Lo que me gusta de la estafa es el momento mágico en el que realmente te crees partícipe de algo especial. Cuando el horizonte es tan cercano y brillante que ves inmediato el momento de abrazar al futuro más ficticio y majadero. Hasta hacerlo tuyo.

Reivindico ese suspiro de absoluta inocencia, ese culmen de la estupidez.

Yo me hubiera quedado en Matrix. Aun sabiendo que ese bistec poco hecho, ese piso de lujo y esa rubia garbosa que me espera en la cama solo son impulsos eléctricos provocados adrede en mi cerebro. Me hubiese quedado. ¿Una vida de placer a cambio de convertirme en una pila biológica? Compro.

De acuerdo. Ese ejemplo no es válido. Soy yo quien se ofrece voluntario y consciente a la mentira. Y en cualquier otro caso, la indignación posterior supera al placer. Es cierto. El engaño es doloroso.

Pero en este ejercicio de cinismo y provocación, planteo la posibilidad de que no siempre sea así. O de que, al menos, nos quedemos con ese cosquilleo irreal y aterciopelado que sube por el estómago como la felicidad infantil. Obtener mucho a cambio de poco. Ganar más por ser únicos. Sabernos diferentes. Mirarnos al espejo y ver a otra persona mejor…
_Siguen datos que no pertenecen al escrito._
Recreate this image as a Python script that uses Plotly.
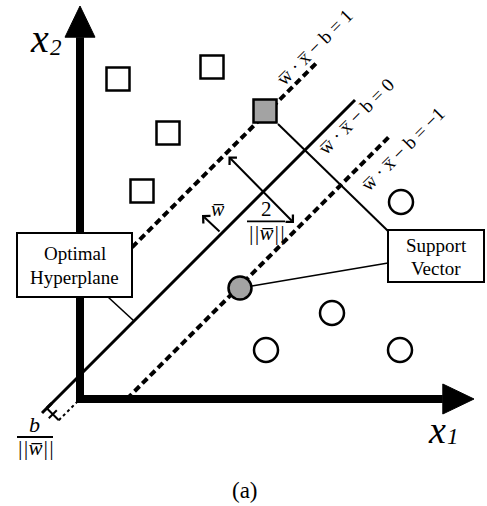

¿Por qué no? Por qué no retorcer la empatía hasta encontrar, en la esencia más necia de la actualidad una forma pura y sencilla de vivir? No lo había pensado hasta que me he sentado a escribir esta columna. Pero creo que desde aquí, simplemente me dejaré estafar por los mejores embaucadores. Y trataré de estafaros a todos vosotros. Por puro placer.